Mas por trás dos aplausos e dos prêmios, como o Prêmio Diversidade Cultural – Sérgio Mamberti, há uma rotina marcada por desafios constantes. “O autismo é severo, e, mesmo com tantas conquistas, há dias muito difíceis. Cada avanço é uma vitória que nos muda, que nos faz crescer como seres humanos”, relata Eliane, emocionada. Ela descreve o filho como um jovem inteligente, literal, apaixonado por cinema e fiel ao conforto do próprio quarto, onde prefere estar ao invés de sair pelo mundo — embora, paradoxalmente, seja no mundo dos quadrinhos que ele se expande sem fronteiras.

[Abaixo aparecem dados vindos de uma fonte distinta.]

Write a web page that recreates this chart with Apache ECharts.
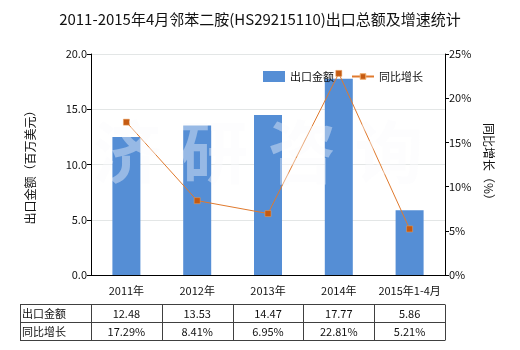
<!DOCTYPE html>
<html>
<head>
<meta charset="utf-8">
<script src="https://cdn.jsdelivr.net/npm/echarts@6/dist/echarts.min.js"></script>
<style>
html,body{margin:0;padding:0;background:#fff;}
#chart{width:520px;height:350px;}
</style>
</head>
<body>
<div id="chart"></div>
<script>
// Export value (million USD) and year-on-year growth (%)
var categories = ['2011年', '2012年', '2013年', '2014年', '2015年1-4月'];
var exportValues = [12.48, 13.53, 14.47, 17.77, 5.86];
var growthRates = [17.29, 8.41, 6.95, 22.81, 5.21];
var rowNames = ['出口金额', '同比增长'];
var watermarkChars = ['济', '研', '咨', '询'];

var FONT = '"Noto Sans CJK SC", "Microsoft YaHei", sans-serif';
var BAR_COLOR = '#558ed5';
var LINE_COLOR = '#e07a2e';
var MARK_COLOR = '#c55a11';

var chart = echarts.init(document.getElementById('chart'), null, {renderer: 'canvas'});

var legendText = {fontFamily: FONT, fontSize: 11, color: '#111'};

var option = {
  backgroundColor: '#fff',
  animation: false,
  textStyle: {fontFamily: FONT},
  title: {
    text: '2011-2015年4月邻苯二胺(HS29215110)出口总额及增速统计',
    left: 'center',
    top: 7,
    textStyle: {fontFamily: FONT, fontSize: 15, fontWeight: 'normal', color: '#111'}
  },
  legend: [
    {
      left: 258, top: 66, itemWidth: 22, itemHeight: 11,
      textStyle: legendText,
      data: [{name: '出口金额', icon: 'rect'}]
    },
    {
      left: 346, top: 66, itemWidth: 22, itemHeight: 7,
      textStyle: legendText,
      data: [{name: '同比增长', itemStyle: {color: MARK_COLOR, borderColor: '#f0b070', borderWidth: 1}}]
    }
  ],
  grid: {left: 91, right: 75, top: 54, bottom: 75},
  xAxis: {
    type: 'category',
    data: categories,
    axisLine: {lineStyle: {color: '#000', width: 1}},
    axisTick: {alignWithLabel: true, length: 4, lineStyle: {color: '#000'}},
    axisLabel: {fontFamily: FONT, fontSize: 11, color: '#111', margin: 10, interval: 0}
  },
  yAxis: [
    {
      type: 'value', min: 0, max: 20, interval: 5,
      name: '出口金额（百万美元）',
      nameLocation: 'middle', nameGap: 55, nameRotate: 90,
      nameTextStyle: {fontFamily: FONT, fontSize: 12, color: '#111'},
      axisLine: {show: true, lineStyle: {color: '#000'}},
      axisTick: {show: true, length: 4, lineStyle: {color: '#000'}},
      axisLabel: {fontFamily: FONT, fontSize: 11, color: '#111', margin: 4,
        formatter: function (v) { return v.toFixed(1); }},
      splitLine: {show: true, lineStyle: {color: '#e3e6e6', width: 1}}
    },
    {
      type: 'value', min: 0, max: 25, interval: 5,
      name: '同比增长（%）',
      nameLocation: 'middle', nameGap: 38, nameRotate: -90,
      nameTextStyle: {fontFamily: FONT, fontSize: 12, color: '#111'},
      axisLine: {show: true, lineStyle: {color: '#000'}},
      axisTick: {show: true, length: 4, lineStyle: {color: '#000'}},
      axisLabel: {fontFamily: FONT, fontSize: 11, color: '#111', margin: 4,
        formatter: '{value}%'},
      splitLine: {show: false}
    }
  ],
  series: [
    {
      name: '出口金额',
      type: 'bar',
      yAxisIndex: 0,
      barWidth: 28,
      itemStyle: {color: BAR_COLOR},
      data: exportValues,
      z: 2
    },
    {
      name: '同比增长',
      type: 'line',
      yAxisIndex: 1,
      symbol: 'rect',
      symbolSize: 6,
      lineStyle: {color: LINE_COLOR, width: 1},
      itemStyle: {color: MARK_COLOR, borderColor: '#e8a060', borderWidth: 0.5},
      data: growthRates,
      z: 3
    }
  ]
};

chart.setOption(option);

// Watermark and data table underneath the plot
function buildGraphics() {
  var els = [];
  var watermarkX = [93, 180, 268, 355];
  watermarkChars.forEach(function (ch, i) {
    els.push({
      type: 'text', left: watermarkX[i], top: 118, z: 10, silent: true,
      style: {text: ch, fontFamily: FONT, fontSize: 68, fontWeight: 'bold',
        fill: 'rgba(250,250,252,0.4)'}
    });
  });

  var centers = categories.map(function (c, i) {
    return chart.convertToPixel({xAxisIndex: 0}, i);
  });
  var step = centers[1] - centers[0];
  var tableLeft = 20;
  var firstColRight = centers[0] - step / 2;
  var tableRight = centers[centers.length - 1] + step / 2;
  var rowTop = 304, rowH = 18;
  var lineStyle = {stroke: '#404040', lineWidth: 1};

  // horizontal lines
  for (var r = 0; r <= rowNames.length; r++) {
    var y = Math.round(rowTop + r * rowH) + 0.5;
    els.push({type: 'line', shape: {x1: tableLeft, y1: y, x2: tableRight, y2: y}, style: lineStyle});
  }
  // vertical lines
  var vx = [tableLeft, firstColRight];
  centers.forEach(function (c) { vx.push(c + step / 2); });
  vx.forEach(function (x) {
    var xx = Math.round(x) + 0.5;
    els.push({type: 'line', shape: {x1: xx, y1: rowTop + 0.5, x2: xx, y2: rowTop + rowNames.length * rowH + 0.5}, style: lineStyle});
  });

  var rows = [
    exportValues.map(function (v) { return v.toFixed(2); }),
    growthRates.map(function (v) { return v.toFixed(2) + '%'; })
  ];
  rowNames.forEach(function (name, r) {
    var cy = rowTop + r * rowH + rowH / 2 + 1;
    els.push({type: 'text', x: tableLeft + 2, y: cy,
      style: {text: name, fontFamily: FONT, fontSize: 11, fill: '#111', verticalAlign: 'middle', align: 'left'}});
    rows[r].forEach(function (t, i) {
      els.push({type: 'text', x: centers[i], y: cy,
        style: {text: t, fontFamily: FONT, fontSize: 11, fill: '#111', verticalAlign: 'middle', align: 'center'}});
    });
  });

  chart.setOption({graphic: {elements: els}});
}
buildGraphics();
</script>
</body>
</html>
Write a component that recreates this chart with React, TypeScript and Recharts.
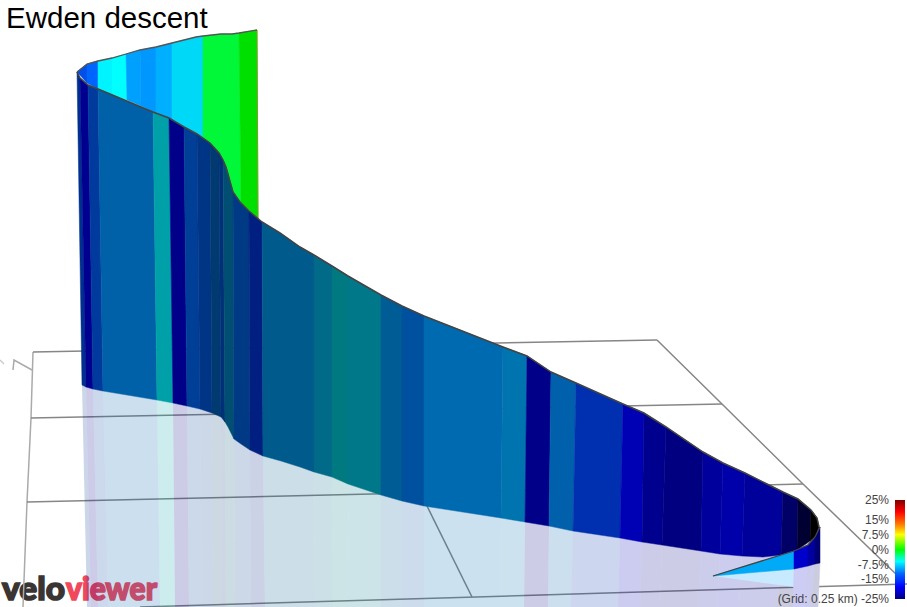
import { Bar, BarChart, Scatter, ScatterChart, XAxis, YAxis } from 'recharts'

const WIDTH = 907
const HEIGHT = 607
const FONT = '"Liberation Sans", Arial, sans-serif'
const LOGO_FONT = 'Lato, "Open Sans", sans-serif'

// front wall of the ribbon, one entry per strip edge
const wallTopX = [77, 80, 88, 98, 153, 169, 184, 197, 210, 219, 223, 226, 233, 240, 249, 262, 280, 300, 314, 332, 348, 381, 402, 424, 503, 527, 551, 576, 623, 644, 666, 703, 723, 745, 765, 783, 798, 811, 817, 819]
const wallTopY = [72, 78, 85, 89, 112, 118, 127, 134, 143, 153, 160, 167, 192, 202, 211, 222, 233, 247, 255, 266, 276, 295, 306, 316, 347, 356, 372, 383, 404, 413, 427, 452, 463, 473, 483, 492, 499, 510, 518, 527]
const wallBaseX = [82, 86, 93, 103, 157, 173, 187, 200, 212, 221, 225, 228, 234, 241, 250, 263, 281, 300, 314, 332, 348, 381, 402, 424, 501, 525, 549, 573, 620, 642, 662, 701, 720, 742, 763, 781, 797, 810, 815, 819]
const wallBaseY = [385, 387, 389, 391, 400, 403, 406, 409, 413, 417, 422, 427, 439, 444, 450, 456, 461, 467, 472, 477, 484, 495, 501, 506, 518, 522, 526, 531, 538, 542, 545, 551, 554, 556, 557, 555, 550, 541, 537, 527]
const floorX = [87, 91, 98, 108, 160, 175, 189, 202, 214, 222, 226, 229, 235, 242, 251, 265, 282, 301, 315, 333, 349, 381, 402, 424, 500, 524, 548, 571, 618, 640, 660, 698, 717, 739, 760, 777, 794, 808, 815, 818]
const wallColours = ['#00308f', '#000090', '#003a9c', '#0060a8', '#00a0a8', '#000088', '#003f98', '#003585', '#003a70', '#003078', '#004f73', '#004f73', '#003a85', '#003a85', '#001f80', '#005a8c', '#005a8c', '#005a8c', '#006a88', '#007a80', '#00788a', '#005c94', '#0050a0', '#006ab0', '#0074ae', '#000088', '#0060ac', '#0030b0', '#0000b4', '#00008f', '#000080', '#00009c', '#0000aa', '#00009a', '#00009a', '#000066', '#000033', '#000000', '#000000']

// back panel, the bright climb behind the wall
const backTopX = [77, 87, 98, 112, 126, 140, 156, 172, 188, 196, 203, 212, 221, 226, 232, 239, 257]
const backTopY = [72, 64, 61, 58, 54, 50, 47, 43, 39, 37, 36, 35, 34, 34, 34, 33, 30]
const backBaseX = [77, 87, 98, 112, 127, 141, 156, 172, 184, 198, 203, 210, 219, 226, 233, 241, 258]
const backBaseY = [72, 83, 89, 95, 100, 106, 113, 120, 127, 134, 138, 143, 153, 167, 192, 203, 219]
const backColours = ['#0050e8', '#0064ff', '#00f4ff', '#00ffff', '#00a0ff', '#0098ff', '#00b0ff', '#00d8f8', '#00d8f8', '#00d8f8', '#00f838', '#00f838', '#00f838', '#00f838', '#00f838', '#00e000']

// short return stretch at the far end
const returnTopX = [713, 794, 808, 815, 820]
const returnTopY = [576, 551, 545, 537, 527]
const returnBaseX = [713, 794, 808, 815, 820]
const returnBaseY = [576, 569, 566, 564, 563]
const returnColours = ['#00aaf6', '#0000cc', '#0000a0', '#000070']
const returnFloorX = [713, 793, 806, 813, 818]
const returnShadeColours = ['#c8eaff', '#ccccf4', '#ccccec', '#ccccdf']
const tailShade = [[713, 576], [794, 569], [794, 587]]

// ground grid, 0.25 km squares
const gridLeft = [[33, 352], [31, 418], [27, 502], [23, 607]]
const gridLines = [
  [[33, 352], [657, 340]],
  [[31, 418], [722, 404]],
  [[27, 502], [803, 484]],
  [[140, 607], [907, 584]],
  [[657, 340], [722, 404], [803, 484], [900, 578]],
  [[427, 506], [472, 597]],
]
const northMark = [[13, 370], [14, 360], [32, 370]]
const northTail = [[0, 360], [4, 364]]

const gradeTicks = [25, 15, 7.5, 0, -7.5, -15, -25]
const gradeBar = [{ name: 'grade', range: [-25, 25] }]
const gradeOffsets = ['0%', '12%', '25%', '35%', '50%', '62%', '75%', '88%', '100%']
const gradeColours = ['#800000', '#ff0000', '#ff7f00', '#ffff00', '#00ff00', '#00ffff', '#0060ff', '#0000ff', '#000080']

type Pt = { x: number; y: number }

const toPts = (list: number[][]): Pt[] => list.map(([x, y]) => ({ x, y }))
const outline = (xs: number[], ys: number[]): Pt[] => xs.map((x, i) => ({ x, y: ys[i] }))
const noDot = () => <g />

// neighbouring strips of one colour become one polygon, so no seam shows inside them
function runs(colours: string[]) {
  const out: { from: number; to: number; colour: string }[] = []
  colours.forEach((colour, i) => {
    const last = out[out.length - 1]
    if (last && last.colour === colour) last.to = i + 1
    else out.push({ from: i, to: i + 1, colour })
  })
  return out
}

// closed polygon along curve a and back along curve b, from edge `from` to edge `to`
function band(ax: number[], ay: number[], bx: number[], by: number[], from: number, to: number): Pt[] {
  const a = outline(ax, ay).slice(from, to + 1)
  const b = outline(bx, by).slice(from, to + 1).reverse()
  return [...a, ...b, a[0]]
}

function poly(key: string, data: Pt[], fill: string, opacity = 1, seam = true) {
  return (
    <Scatter
      key={key}
      data={data}
      shape={noDot}
      isAnimationActive={false}
      line={{ fill, fillOpacity: opacity, stroke: seam ? fill : 'none', strokeWidth: seam ? 0.5 : 0 }}
    />
  )
}

function path(key: string, data: Pt[], stroke: string, strokeWidth: number) {
  return (
    <Scatter
      key={key}
      data={data}
      shape={noDot}
      isAnimationActive={false}
      line={{ fill: 'none', stroke, strokeWidth }}
    />
  )
}

const floorY = wallBaseX.map(() => HEIGHT)
const returnFloorY = returnBaseX.map(() => HEIGHT)
const lastBack = backTopX.length - 1

export default function App() {
  return (
    <div style={{ position: 'fixed', left: 0, top: 0, width: WIDTH, height: HEIGHT, overflow: 'hidden', background: '#fff' }}>
      <ScatterChart width={WIDTH} height={HEIGHT} margin={{ top: 0, right: 0, bottom: 0, left: 0 }}>
        <XAxis dataKey='x' type='number' domain={[0, WIDTH]} hide />
        <YAxis dataKey='y' type='number' domain={[0, HEIGHT]} reversed hide />

        {path('grid-left', toPts(gridLeft), '#aaaaaa', 1.5)}
        {path('north', toPts(northMark), '#aaaaaa', 1.5)}
        {path('north-tail', toPts(northTail), '#cccccc', 1.5)}
        {gridLines.map((line, i) => path(`grid-${i}`, toPts(line), '#868686', 1.5))}

        {runs(wallColours).map((r) => poly(`shade-${r.from}`, band(wallBaseX, wallBaseY, floorX, floorY, r.from, r.to), r.colour, 0.2, false))}
        {runs(backColours).map((r) => poly(`back-${r.from}`, band(backTopX, backTopY, backBaseX, backBaseY, r.from, r.to), r.colour))}
        {path('back-edge', [{ x: backTopX[lastBack], y: backTopY[lastBack] }, { x: backBaseX[lastBack], y: backBaseY[lastBack] }], '#80a020', 1)}
        {path('back-top', outline(backTopX, backTopY), '#555555', 1.3)}
        {runs(wallColours).map((r) => poly(`wall-${r.from}`, band(wallTopX, wallTopY, wallBaseX, wallBaseY, r.from, r.to), r.colour))}

        {poly('tail-shade', toPts(tailShade), returnShadeColours[0])}
        {returnShadeColours.slice(1).map((c, i) => poly(`return-shade-${i}`, band(returnBaseX, returnBaseY, returnFloorX, returnFloorY, i + 1, i + 2), c))}
        {runs(returnColours).map((r) => poly(`return-${r.from}`, band(returnTopX, returnTopY, returnBaseX, returnBaseY, r.from, r.to), r.colour))}

        {path('wall-top', outline(wallTopX, wallTopY), '#444444', 1.5)}
        {path('return-top', outline(returnTopX, returnTopY), '#444444', 1.3)}

        <text x={6} y={28} fontFamily={FONT} fontSize={29.5} fill='#000'>Ewden descent</text>
        <text x={2} y={600} fontFamily={LOGO_FONT} fontWeight={900} fontSize={33} textLength={63} lengthAdjust='spacingAndGlyphs' fill='#3a3533' stroke='#3a3533' strokeWidth={1.6}>velo</text>
        <text x={66} y={600} fontFamily={LOGO_FONT} fontWeight={900} fontSize={33} textLength={91} lengthAdjust='spacingAndGlyphs' fill='#f2485c' stroke='#f2485c' strokeWidth={1.6}>viewer</text>
      </ScatterChart>

      <div style={{ position: 'absolute', left: 751, top: 490, width: 156, height: 117 }}>
        <BarChart width={156} height={117} data={gradeBar} barCategoryGap={0} margin={{ top: 10, right: 2, bottom: 8, left: 0 }}>
          <defs>
            <linearGradient id='gradeScale' x1='0' y1='0' x2='0' y2='1'>
              {gradeColours.map((c, i) => <stop key={c} offset={gradeOffsets[i]} stopColor={c} />)}
            </linearGradient>
          </defs>
          <XAxis dataKey='name' hide />
          <YAxis
            type='number'
            width={144}
            domain={[-25, 25]}
            ticks={gradeTicks}
            interval={0}
            axisLine={false}
            tickLine={false}
            tickSize={0}
            tickMargin={6}
            tick={{ fontFamily: FONT, fontSize: 12, fill: '#444' }}
            tickFormatter={(v: number) => (v === -25 ? `(Grid: 0.25 km) ${v}%` : `${v}%`)}
          />
          <Bar dataKey='range' fill='url(#gradeScale)' isAnimationActive={false} />
        </BarChart>
      </div>
    </div>
  )
}
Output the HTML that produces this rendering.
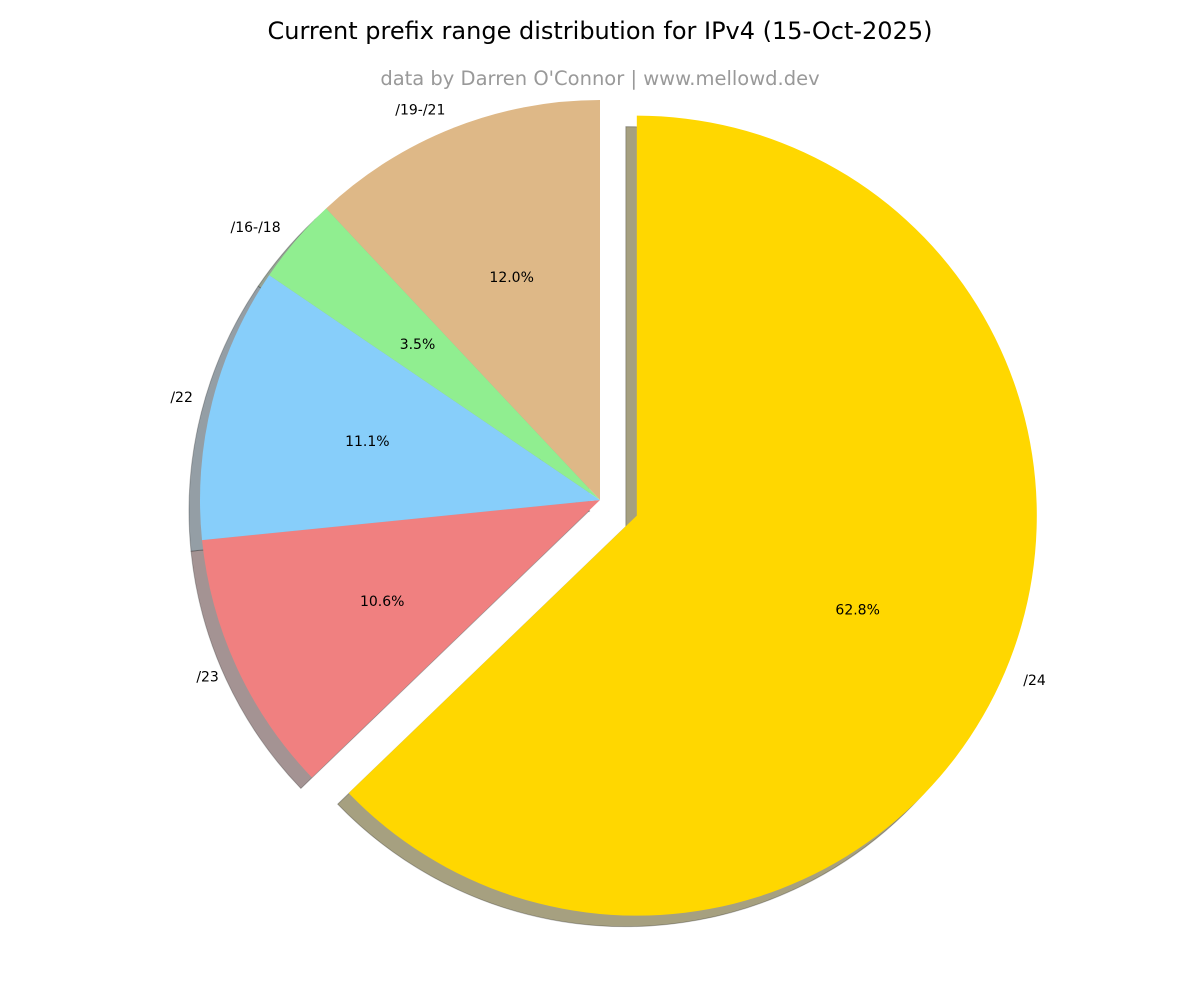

Lucas também aprendeu a brincar com o próprio jeito de ver e sentir. No canal do YouTube Hqs do Lucas, ele ilustra ditados populares de forma literal, provocando riso e reflexão sobre como as pessoas no espectro autista processam a linguagem e o mundo. “Pra ele, ‘encher linguiça’ nunca foi papo furado, é literalmente desenhar uma linguiça cheia”, brinca a mãe, sorrindo.

Hoje, o que começou como uma tentativa desesperada de uma mãe para ajudar o filho a enfrentar o medo, tornou-se uma poderosa ferramenta de inclusão, empatia e transformação social. A história de Lucas é sobre autismo, sim. Mas, acima de tudo, é sobre humanidade, sobre como o amor, a arte e a persistência são capazes de redesenhar destinos — traço após traço.